Given instruction:
Word for word, copy all the data and drop the pictures.
--- START Provided material ---
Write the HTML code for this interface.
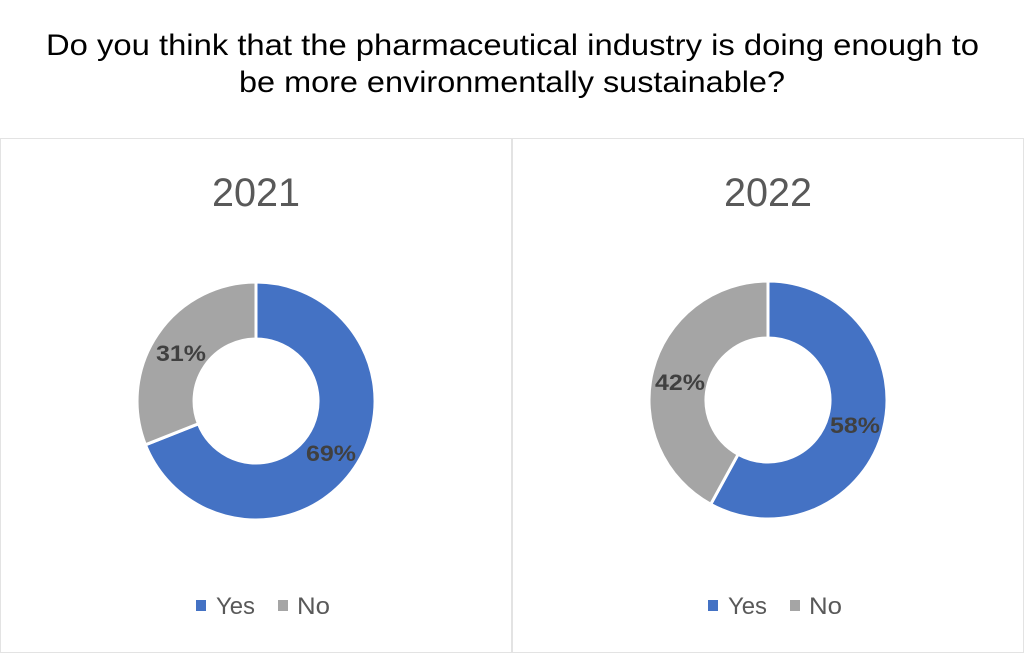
<!DOCTYPE html>
<html><head><meta charset="utf-8"><style>
body{margin:0;background:#fff;}
svg{display:block;font-family:"Liberation Sans",sans-serif;}
</style></head><body>
<svg width="1024" height="653" viewBox="0 0 1024 653">
<rect width="1024" height="653" fill="#fff"/>
<text x="46" y="55" font-size="30" fill="#000" textLength="933" lengthAdjust="spacingAndGlyphs">Do you think that the pharmaceutical industry is doing enough to</text>
<text x="239" y="92" font-size="30" fill="#000" textLength="546" lengthAdjust="spacingAndGlyphs">be more environmentally sustainable?</text>
<rect x="0.5" y="138.5" width="511" height="514" fill="none" stroke="#e3e3e3"/>
<rect x="512.5" y="138.5" width="511" height="514" fill="none" stroke="#e3e3e3"/>
<text x="212" y="206" font-size="40" fill="#595959" textLength="88" lengthAdjust="spacingAndGlyphs">2021</text>
<text x="724" y="206" font-size="40" fill="#595959" textLength="88" lengthAdjust="spacingAndGlyphs">2022</text>
<g stroke="#fff" stroke-width="3" stroke-linejoin="round">
<path d="M256 282 A119 119 0 1 1 145.4 444.8 L198.4 423.8 A62 62 0 1 0 256 339 Z" fill="#4472c4"/>
<path d="M145.4 444.8 A119 119 0 0 1 256 282 L256 339 A62 62 0 0 0 198.4 423.8 Z" fill="#a5a5a5"/>
<path d="M768 281 A119 119 0 1 1 710.7 504.3 L738.1 454.3 A62 62 0 1 0 768 338 Z" fill="#4472c4"/>
<path d="M710.7 504.3 A119 119 0 0 1 768 281 L768 338 A62 62 0 0 0 738.1 454.3 Z" fill="#a5a5a5"/>
</g>
<g font-size="22" font-weight="bold" fill="#404040">
<text x="306" y="461" textLength="50" lengthAdjust="spacingAndGlyphs">69%</text>
<text x="156" y="361" textLength="50" lengthAdjust="spacingAndGlyphs">31%</text>
<text x="655" y="390" textLength="50" lengthAdjust="spacingAndGlyphs">42%</text>
<text x="830" y="433" textLength="50" lengthAdjust="spacingAndGlyphs">58%</text>
</g>
<g font-size="24" fill="#595959">
<rect x="196" y="600" width="10" height="11" fill="#4472c4"/>
<text x="216" y="614" textLength="39" lengthAdjust="spacingAndGlyphs">Yes</text>
<rect x="278" y="600" width="10" height="11" fill="#a5a5a5"/>
<text x="297" y="614" textLength="33" lengthAdjust="spacingAndGlyphs">No</text>
<rect x="708" y="600" width="10" height="11" fill="#4472c4"/>
<text x="728" y="614" textLength="39" lengthAdjust="spacingAndGlyphs">Yes</text>
<rect x="790" y="600" width="10" height="11" fill="#a5a5a5"/>
<text x="809" y="614" textLength="33" lengthAdjust="spacingAndGlyphs">No</text>
</g>
</svg>
</body></html>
--- END Provided material ---
Solution:
Write the HTML code for this interface.
<!DOCTYPE html>
<html><head><meta charset="utf-8"><style>
body{margin:0;background:#fff;}
svg{display:block;font-family:"Liberation Sans",sans-serif;}
</style></head><body>
<svg width="1024" height="653" viewBox="0 0 1024 653">
<rect width="1024" height="653" fill="#fff"/>
<text x="46" y="55" font-size="30" fill="#000" textLength="933" lengthAdjust="spacingAndGlyphs">Do you think that the pharmaceutical industry is doing enough to</text>
<text x="239" y="92" font-size="30" fill="#000" textLength="546" lengthAdjust="spacingAndGlyphs">be more environmentally sustainable?</text>
<rect x="0.5" y="138.5" width="511" height="514" fill="none" stroke="#e3e3e3"/>
<rect x="512.5" y="138.5" width="511" height="514" fill="none" stroke="#e3e3e3"/>
<text x="212" y="206" font-size="40" fill="#595959" textLength="88" lengthAdjust="spacingAndGlyphs">2021</text>
<text x="724" y="206" font-size="40" fill="#595959" textLength="88" lengthAdjust="spacingAndGlyphs">2022</text>
<g stroke="#fff" stroke-width="3" stroke-linejoin="round">
<path d="M256 282 A119 119 0 1 1 145.4 444.8 L198.4 423.8 A62 62 0 1 0 256 339 Z" fill="#4472c4"/>
<path d="M145.4 444.8 A119 119 0 0 1 256 282 L256 339 A62 62 0 0 0 198.4 423.8 Z" fill="#a5a5a5"/>
<path d="M768 281 A119 119 0 1 1 710.7 504.3 L738.1 454.3 A62 62 0 1 0 768 338 Z" fill="#4472c4"/>
<path d="M710.7 504.3 A119 119 0 0 1 768 281 L768 338 A62 62 0 0 0 738.1 454.3 Z" fill="#a5a5a5"/>
</g>
<g font-size="22" font-weight="bold" fill="#404040">
<text x="306" y="461" textLength="50" lengthAdjust="spacingAndGlyphs">69%</text>
<text x="156" y="361" textLength="50" lengthAdjust="spacingAndGlyphs">31%</text>
<text x="655" y="390" textLength="50" lengthAdjust="spacingAndGlyphs">42%</text>
<text x="830" y="433" textLength="50" lengthAdjust="spacingAndGlyphs">58%</text>
</g>
<g font-size="24" fill="#595959">
<rect x="196" y="600" width="10" height="11" fill="#4472c4"/>
<text x="216" y="614" textLength="39" lengthAdjust="spacingAndGlyphs">Yes</text>
<rect x="278" y="600" width="10" height="11" fill="#a5a5a5"/>
<text x="297" y="614" textLength="33" lengthAdjust="spacingAndGlyphs">No</text>
<rect x="708" y="600" width="10" height="11" fill="#4472c4"/>
<text x="728" y="614" textLength="39" lengthAdjust="spacingAndGlyphs">Yes</text>
<rect x="790" y="600" width="10" height="11" fill="#a5a5a5"/>
<text x="809" y="614" textLength="33" lengthAdjust="spacingAndGlyphs">No</text>
</g>
</svg>
</body></html>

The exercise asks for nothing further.